A MOTHER who discovered skin samples from her stillborn baby were taken without consent has won a four-year battle for compensation.
Zoe Clarke, from Darlington, said she was pleased after a High Court judge ruled she will be compensated for the suffering she endured when doctors removed tissue from her child for medical research.
Mrs Clarke, nee Holman, suffered depression and blames the ordeal for the break-up of her marriage after she discovered tissue had been taken from son Owen without her permission.
Her family also had to go through the distress of a second funeral for the baby, after the body tissue was returned.
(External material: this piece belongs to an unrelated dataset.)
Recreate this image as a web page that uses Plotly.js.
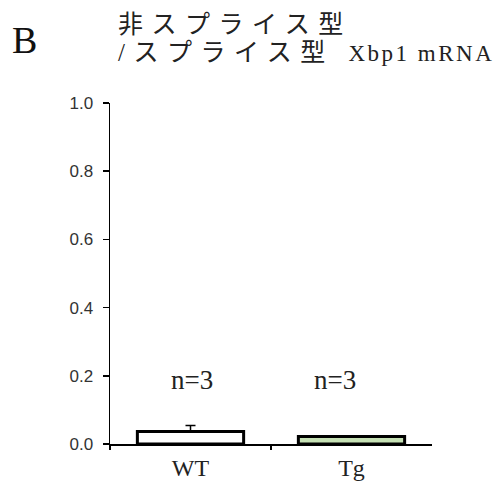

Mrs Clarke has received written confirmation that she will be compensated following a ruling by Justice Gage in the High Court in London.
She said last night: "I am relieved that it is all over. We have been locked in a legal battle for four years.
"We had originally been offered £250 each. It was an insult, so we decided to go to court.
"I am just waiting to hear from the judge to find out what compensation we are getting. I am over the moon with the ruling.
"No amount of money can make up for losing my son and what happened to him, but the NHS had never even said sorry."
Mrs Clarke contacted the South Durham NHS Trust hotline after an information ban on NHS Trusts was lifted in the wake of the Alder Hey organ retentions scandal in Liverpool.
She found out that skin samples from her son's legs and arms had been removed at Darlington Memorial Hospital for medical research without permission.
Mrs Clarke joined together with the Nationwide Organ Retention Group, representing families outside Liverpool, to fight for compensation. About 30 families from the North-East were represented by Hartlepool solicitors Tilley, Bailey and Irvine.
Justice Gage ruled that the practice of organ removal was unlawful and said organs had been taken in a morally and ethically "objectionable practice".
Those families whose dead relatives had organs removed following coroners' post-mortem examinations will not receive any compensation but those taken after hospital examinations would get payouts, the judge ruled.